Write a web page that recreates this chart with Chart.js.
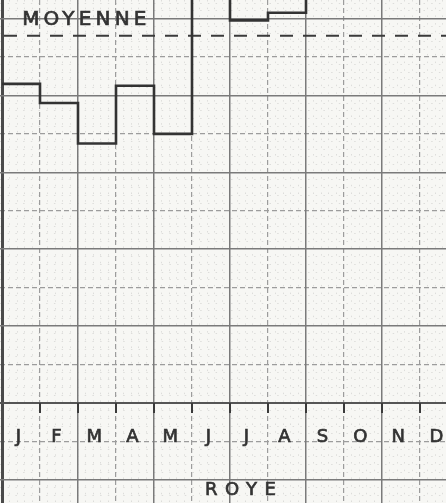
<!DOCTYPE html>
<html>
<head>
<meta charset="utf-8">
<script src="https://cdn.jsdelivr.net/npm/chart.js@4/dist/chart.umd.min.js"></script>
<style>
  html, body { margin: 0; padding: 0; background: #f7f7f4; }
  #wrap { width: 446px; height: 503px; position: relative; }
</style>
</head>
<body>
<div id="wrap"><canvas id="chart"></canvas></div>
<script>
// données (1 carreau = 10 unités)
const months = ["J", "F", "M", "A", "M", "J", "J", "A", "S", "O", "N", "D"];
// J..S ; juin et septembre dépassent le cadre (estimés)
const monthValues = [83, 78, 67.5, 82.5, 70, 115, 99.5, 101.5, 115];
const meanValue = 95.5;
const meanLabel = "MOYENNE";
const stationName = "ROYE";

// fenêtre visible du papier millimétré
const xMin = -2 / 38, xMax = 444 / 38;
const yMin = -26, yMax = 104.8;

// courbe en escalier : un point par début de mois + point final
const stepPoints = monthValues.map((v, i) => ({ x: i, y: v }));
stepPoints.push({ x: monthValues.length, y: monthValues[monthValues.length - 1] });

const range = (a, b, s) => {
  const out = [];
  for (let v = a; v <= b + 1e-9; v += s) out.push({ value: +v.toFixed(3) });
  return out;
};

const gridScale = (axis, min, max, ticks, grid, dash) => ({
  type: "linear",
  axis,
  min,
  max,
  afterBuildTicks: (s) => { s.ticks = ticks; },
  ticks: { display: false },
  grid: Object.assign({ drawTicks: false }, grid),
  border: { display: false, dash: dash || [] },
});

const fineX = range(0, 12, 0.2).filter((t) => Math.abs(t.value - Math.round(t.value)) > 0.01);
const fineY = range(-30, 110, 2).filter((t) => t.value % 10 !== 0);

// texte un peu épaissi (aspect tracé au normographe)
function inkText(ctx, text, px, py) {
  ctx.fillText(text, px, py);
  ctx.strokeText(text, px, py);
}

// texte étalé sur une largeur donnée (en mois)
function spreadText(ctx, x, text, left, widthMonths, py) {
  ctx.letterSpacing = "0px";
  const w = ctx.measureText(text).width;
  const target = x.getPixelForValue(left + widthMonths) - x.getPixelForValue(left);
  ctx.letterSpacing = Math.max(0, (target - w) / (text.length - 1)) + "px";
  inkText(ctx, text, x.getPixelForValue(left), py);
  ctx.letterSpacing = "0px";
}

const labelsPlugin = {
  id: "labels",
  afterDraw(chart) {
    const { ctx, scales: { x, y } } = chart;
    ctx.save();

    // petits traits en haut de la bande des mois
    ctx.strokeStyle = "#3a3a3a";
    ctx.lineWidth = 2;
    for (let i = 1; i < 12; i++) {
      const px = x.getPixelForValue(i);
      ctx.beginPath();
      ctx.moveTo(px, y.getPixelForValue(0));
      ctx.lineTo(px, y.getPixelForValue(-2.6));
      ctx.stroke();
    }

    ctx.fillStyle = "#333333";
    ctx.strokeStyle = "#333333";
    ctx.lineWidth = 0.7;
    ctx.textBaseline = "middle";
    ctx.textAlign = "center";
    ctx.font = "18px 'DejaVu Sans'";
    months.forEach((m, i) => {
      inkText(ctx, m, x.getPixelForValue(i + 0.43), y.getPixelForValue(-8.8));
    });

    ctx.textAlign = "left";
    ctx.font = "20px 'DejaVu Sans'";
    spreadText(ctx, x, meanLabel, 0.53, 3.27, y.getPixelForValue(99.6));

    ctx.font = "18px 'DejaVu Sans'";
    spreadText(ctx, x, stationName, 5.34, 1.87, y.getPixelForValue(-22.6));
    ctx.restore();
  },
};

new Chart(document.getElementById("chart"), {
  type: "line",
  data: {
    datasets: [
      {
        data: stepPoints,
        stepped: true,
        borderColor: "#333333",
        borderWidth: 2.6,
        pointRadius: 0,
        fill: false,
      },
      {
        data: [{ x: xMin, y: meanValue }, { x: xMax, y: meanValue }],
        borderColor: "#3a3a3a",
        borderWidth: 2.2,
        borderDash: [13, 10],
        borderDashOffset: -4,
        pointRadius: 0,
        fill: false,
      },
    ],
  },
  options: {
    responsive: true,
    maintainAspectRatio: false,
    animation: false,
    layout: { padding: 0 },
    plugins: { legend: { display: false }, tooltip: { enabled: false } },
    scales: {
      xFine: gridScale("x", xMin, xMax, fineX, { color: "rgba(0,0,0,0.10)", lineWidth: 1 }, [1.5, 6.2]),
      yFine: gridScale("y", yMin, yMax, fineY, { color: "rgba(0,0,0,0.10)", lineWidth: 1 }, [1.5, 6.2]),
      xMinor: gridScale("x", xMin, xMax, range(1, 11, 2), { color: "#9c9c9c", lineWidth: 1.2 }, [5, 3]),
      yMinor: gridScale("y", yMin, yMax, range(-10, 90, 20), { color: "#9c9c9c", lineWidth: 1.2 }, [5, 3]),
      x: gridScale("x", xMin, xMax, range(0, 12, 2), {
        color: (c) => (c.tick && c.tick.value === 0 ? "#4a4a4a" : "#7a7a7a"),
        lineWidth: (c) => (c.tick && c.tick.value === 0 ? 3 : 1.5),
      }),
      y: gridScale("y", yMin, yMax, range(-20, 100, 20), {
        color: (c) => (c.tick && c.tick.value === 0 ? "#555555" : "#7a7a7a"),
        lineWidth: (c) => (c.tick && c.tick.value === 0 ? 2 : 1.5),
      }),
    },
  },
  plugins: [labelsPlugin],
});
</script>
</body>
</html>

WRITTEN REQUEST | Everything from the first line to the line with "const fineY = range(-30, 110, 2).filter((t)" must be repeated exactly, and nothing else. Leave the pictures out.

RESPONSE TO THE EXERCISE |
Write a web page that recreates this chart with Chart.js.
<!DOCTYPE html>
<html>
<head>
<meta charset="utf-8">
<script src="https://cdn.jsdelivr.net/npm/chart.js@4/dist/chart.umd.min.js"></script>
<style>
  html, body { margin: 0; padding: 0; background: #f7f7f4; }
  #wrap { width: 446px; height: 503px; position: relative; }
</style>
</head>
<body>
<div id="wrap"><canvas id="chart"></canvas></div>
<script>
// données (1 carreau = 10 unités)
const months = ["J", "F", "M", "A", "M", "J", "J", "A", "S", "O", "N", "D"];
// J..S ; juin et septembre dépassent le cadre (estimés)
const monthValues = [83, 78, 67.5, 82.5, 70, 115, 99.5, 101.5, 115];
const meanValue = 95.5;
const meanLabel = "MOYENNE";
const stationName = "ROYE";

// fenêtre visible du papier millimétré
const xMin = -2 / 38, xMax = 444 / 38;
const yMin = -26, yMax = 104.8;

// courbe en escalier : un point par début de mois + point final
const stepPoints = monthValues.map((v, i) => ({ x: i, y: v }));
stepPoints.push({ x: monthValues.length, y: monthValues[monthValues.length - 1] });

const range = (a, b, s) => {
  const out = [];
  for (let v = a; v <= b + 1e-9; v += s) out.push({ value: +v.toFixed(3) });
  return out;
};

const gridScale = (axis, min, max, ticks, grid, dash) => ({
  type: "linear",
  axis,
  min,
  max,
  afterBuildTicks: (s) => { s.ticks = ticks; },
  ticks: { display: false },
  grid: Object.assign({ drawTicks: false }, grid),
  border: { display: false, dash: dash || [] },
});

const fineX = range(0, 12, 0.2).filter((t) => Math.abs(t.value - Math.round(t.value)) > 0.01);
const fineY = range(-30, 110, 2).filter((t) => t.value % 10 !== 0);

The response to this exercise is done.